Lets look at airflow per cylinder:

For a 383ci mtr @ 6500rpm thats only 48ci/cyl with only 3250 (6500rpm/2) intake strokes per min.

And with 1 ft3 = 1728ci we have (48ci/1728)x3250strokes/min = 90cfm each cyl (or 720cfm entire eng @6500rpm).

Well with a optomistic volumetric effecency of .9 produces a flow of only 81 cfm each cyl.

So this kinda throws out those 240ish cfm flow numbers as a realistic number (man sometime i out figure and surprise myself ).

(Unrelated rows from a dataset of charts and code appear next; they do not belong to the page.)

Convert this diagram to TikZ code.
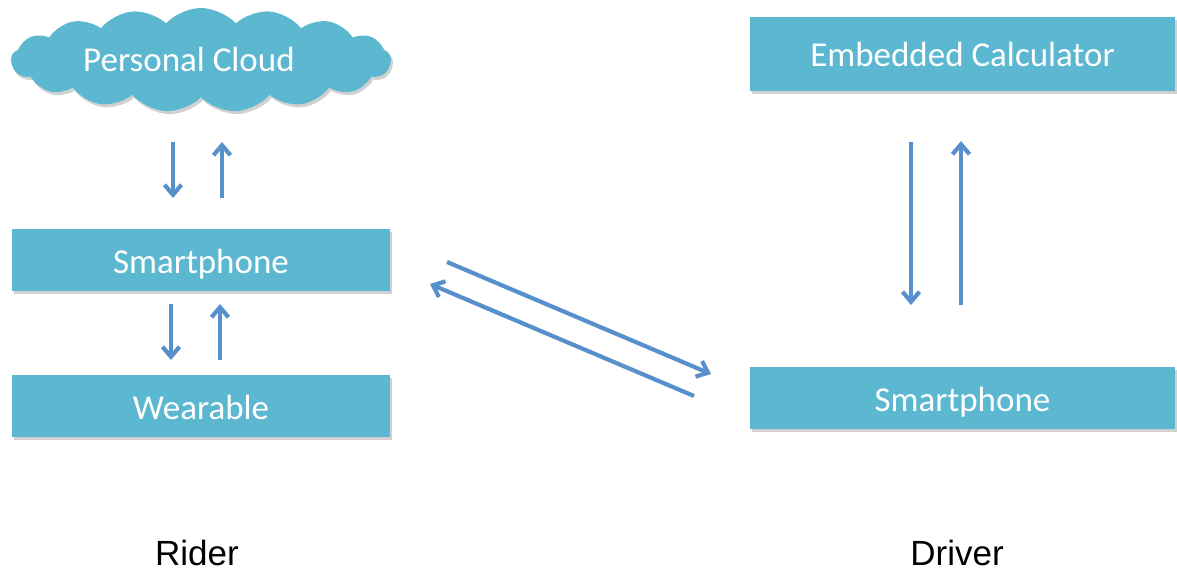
\documentclass[tikz,border=0pt]{standalone}
\usepackage{fontspec}
\setmainfont{Carlito}
\newfontfamily\labfont{Liberation Sans}
\usetikzlibrary{arrows.meta,shapes.symbols,shadows}
\definecolor{boxfill}{RGB}{91,184,208}
\definecolor{arrcol}{RGB}{88,144,203}
\begin{document}
\begin{tikzpicture}[x=1pt,y=-1pt,
  shad/.style={drop shadow={shadow xshift=2pt,shadow yshift=-3pt,opacity=0.3,fill=black!60}},
  box/.style={rectangle,fill=boxfill,draw=none,text=white,inner sep=0pt,
    font=\fontsize{35}{40}\selectfont,shad},
  rbox/.style={box,text height=26pt,text depth=0pt},
  arr/.style={draw=arrcol,line width=4.2pt,-{Straight Barb[length=10pt,width=17pt,line width=4.2pt]}},
  lab/.style={font=\labfont\fontsize{35}{40}\selectfont,text=black}]
\useasboundingbox (0,0) rectangle (1177,572);
\node[box,cloud,cloud puffs=17,cloud puff arc=95,aspect=3.7,minimum width=380pt,minimum height=104pt,text height=24pt,text depth=0pt] (cloud) at (201,60) {\hspace*{-24pt}Personal Cloud};
\node[rbox,minimum width=425pt,minimum height=74pt] (calc) at (962.5,54) {Embedded Calculator};
\node[rbox,minimum width=378pt,minimum height=62pt] (rphone) at (201,260) {Smartphone};
\node[rbox,minimum width=378pt,minimum height=62pt] (wear) at (201,406) {Wearable};
\node[rbox,minimum width=425pt,minimum height=62pt] (dphone) at (962.5,398) {Smartphone};
\node[lab] (rider) at (197,553) {Rider};
\node[lab] (driver) at (957,553) {Driver};
% coordinates
\coordinate (a1s) at (173,142); \coordinate (a1e) at (173,198);
\coordinate (a2s) at (222,198); \coordinate (a2e) at (222,142);
\coordinate (b1s) at (171,304); \coordinate (b1e) at (171,360);
\coordinate (b2s) at (220,360); \coordinate (b2e) at (220,304);
\coordinate (c1s) at (911,142); \coordinate (c1e) at (911,305);
\coordinate (c2s) at (961,305); \coordinate (c2e) at (961,141);
\coordinate (d1s) at (447,262); \coordinate (d1e) at (711,374);
\coordinate (d2s) at (694,396); \coordinate (d2e) at (430,284);
\draw[arr] (a1s) -- (a1e);
\draw[arr] (a2s) -- (a2e);
\draw[arr] (b1s) -- (b1e);
\draw[arr] (b2s) -- (b2e);
\draw[arr] (c1s) -- (c1e);
\draw[arr] (c2s) -- (c2e);
\draw[arr] (d1s) -- (d1e);
\draw[arr] (d2s) -- (d2e);
\end{tikzpicture}
\end{document}
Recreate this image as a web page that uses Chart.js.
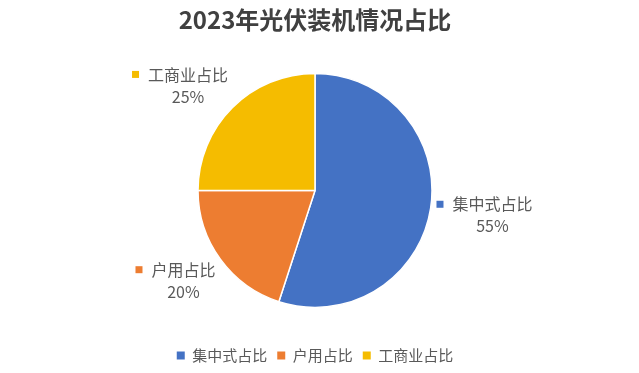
<!DOCTYPE html>
<html>
<head>
<meta charset="utf-8">
<script src="https://cdn.jsdelivr.net/npm/chart.js@4/dist/chart.umd.min.js"></script>
<style>
  html, body { margin: 0; padding: 0; background: #fff; }
  canvas { display: block; }
</style>
</head>
<body>
<canvas id="myChart" width="639" height="373"></canvas>
<script>
var categories = ['集中式占比', '户用占比', '工商业占比'];
var shares = [55, 20, 25];
var sliceColors = ['#4472C4', '#ED7D31', '#F5BC00'];
var chartTitle = '2023年光伏装机情况占比';

var FONT = '"Noto Sans CJK SC", "Noto Sans", sans-serif';
var TEXT_COLOR = '#595959';

// labels outside the pie: marker + name, percent below
var outsideLabels = {
    id: 'outsideLabels',
    afterDatasetsDraw: function(chart) {
        var ctx = chart.ctx;
        var meta = chart.getDatasetMeta(0);
        var total = shares.reduce(function(a, b) { return a + b; }, 0);
        ctx.save();
        ctx.font = '16px ' + FONT;
        ctx.textBaseline = 'middle';
        meta.data.forEach(function(arc, i) {
            var p = arc.getProps(['x', 'y', 'startAngle', 'endAngle', 'outerRadius'], true);
            var mid = (p.startAngle + p.endAngle) / 2;
            var cos = Math.cos(mid), sin = Math.sin(mid);
            var name = categories[i];
            var pct = Math.round(shares[i] / total * 100) + '%';
            var textW = ctx.measureText(name).width;
            var marker = 7, gap = 9;
            var boxW = marker + gap + textW;
            var w = boxW / 2, h = 18;
            var dist = p.outerRadius + 6;
            var ax = p.x + cos * dist;
            var ay = p.y + sin * dist;
            var sy = Math.max(-1, Math.min(1, sin / 0.5));
            var cx = ax + (cos >= 0 ? 1 : -1) * w;
            var cy = ay + sy * h;
            var left = cx - w;
            var textCx = left + marker + gap + textW / 2;
            var y1 = cy - 11, y2 = cy + 11;
            ctx.fillStyle = sliceColors[i];
            ctx.fillRect(left, y1 - marker / 2, marker, marker);
            ctx.fillStyle = TEXT_COLOR;
            ctx.textAlign = 'center';
            ctx.fillText(name, textCx, y1);
            ctx.fillText(pct, textCx, y2);
        });
        ctx.restore();
    }
};

var ctx = document.getElementById('myChart').getContext('2d');
var chart = new Chart(ctx, {
    type: 'pie',
    data: {
        labels: categories,
        datasets: [{
            data: shares,
            backgroundColor: sliceColors,
            borderColor: '#ffffff',
            borderWidth: 1.5,
            radius: 117
        }]
    },
    options: {
        responsive: false,
        animation: false,
        layout: { padding: { left: 0, right: 9, top: 0, bottom: 0 } },
        plugins: {
            title: {
                display: true,
                text: chartTitle,
                color: '#404040',
                font: { family: FONT, size: 24, weight: 'bold' },
                padding: { top: 5, bottom: 9 }
            },
            legend: {
                position: 'bottom',
                labels: {
                    color: TEXT_COLOR,
                    font: { family: FONT, size: 15 },
                    boxWidth: 8,
                    boxHeight: 8,
                    padding: 10,
                    generateLabels: function(chart) {
                        return categories.map(function(c, i) {
                            return {
                                text: c,
                                fillStyle: sliceColors[i],
                                strokeStyle: sliceColors[i],
                                lineWidth: 0,
                                fontColor: TEXT_COLOR,
                                index: i
                            };
                        });
                    }
                }
            },
            tooltip: { enabled: false }
        }
    },
    plugins: [outsideLabels]
});
</script>
</body>
</html>
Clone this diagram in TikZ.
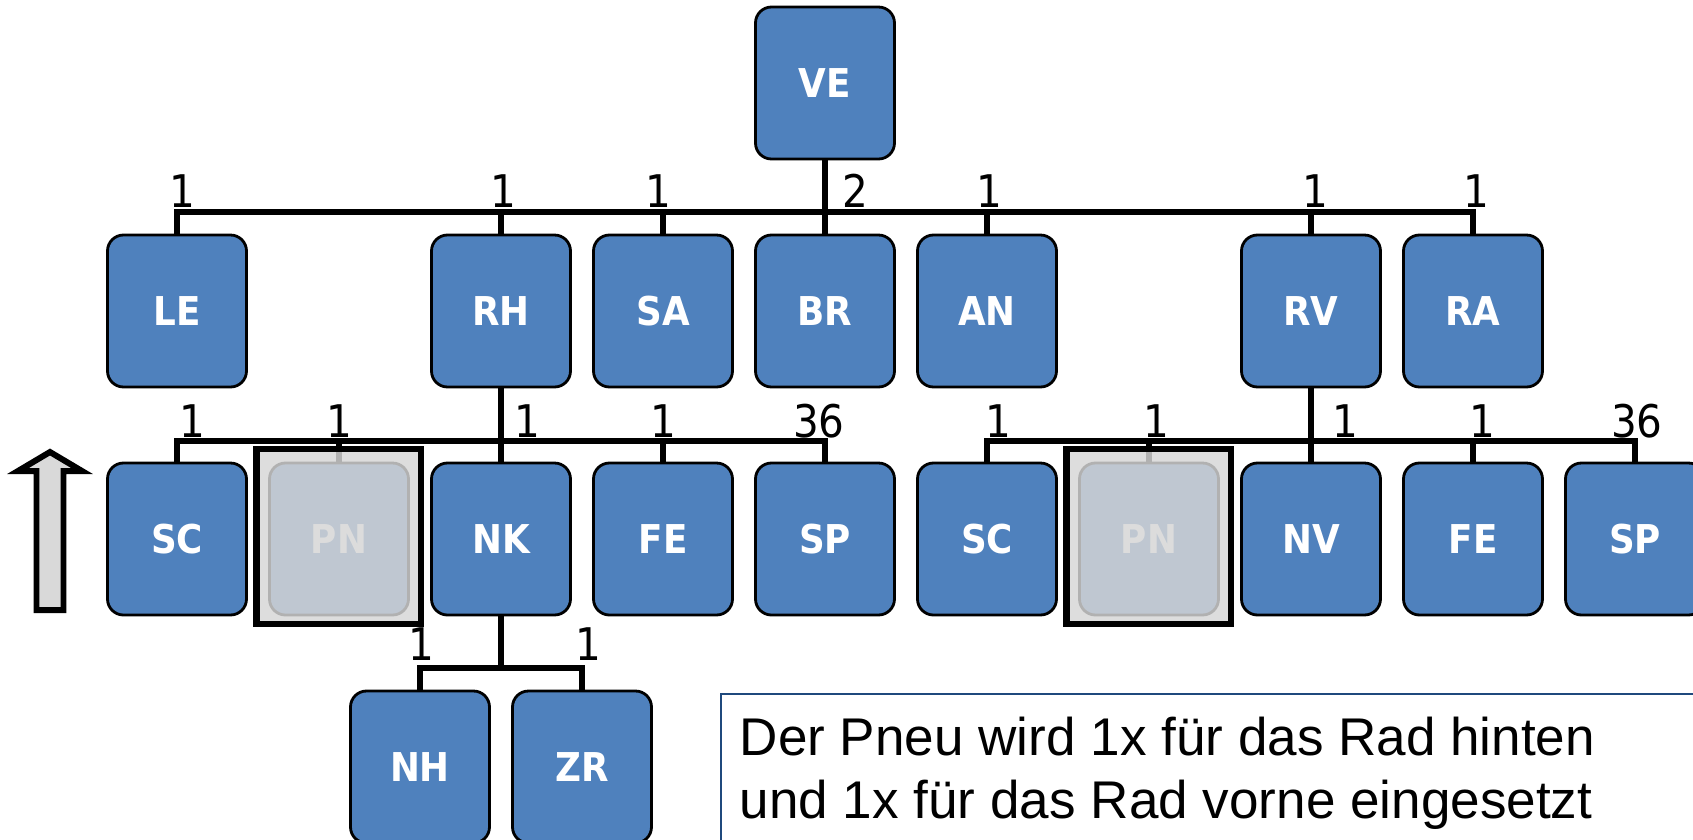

I see u posted u understand thats not what really flowing through the head. But for comparision thats what the head can flow. Its just a guide line for comparision and can be helpful.
And really what we all want is low restriction with high flow numbers with maintaining good port velocity at low flows. What i'm saying is a head that flows 240cfm @ .5" lift with a small runner (180cc) would be my choise over a head that flows same but has a larger runner (195cc). No way it will ever get to see 240cfm without supercharging.
Choke point is the vlv from what i've read but everything between the vlv and atmosphere that adds restriction will reduces flow and power. That why sometimes even the air filter can be the power thief.
Look at each part to reduce restrictions and do the best u can with ur own buget.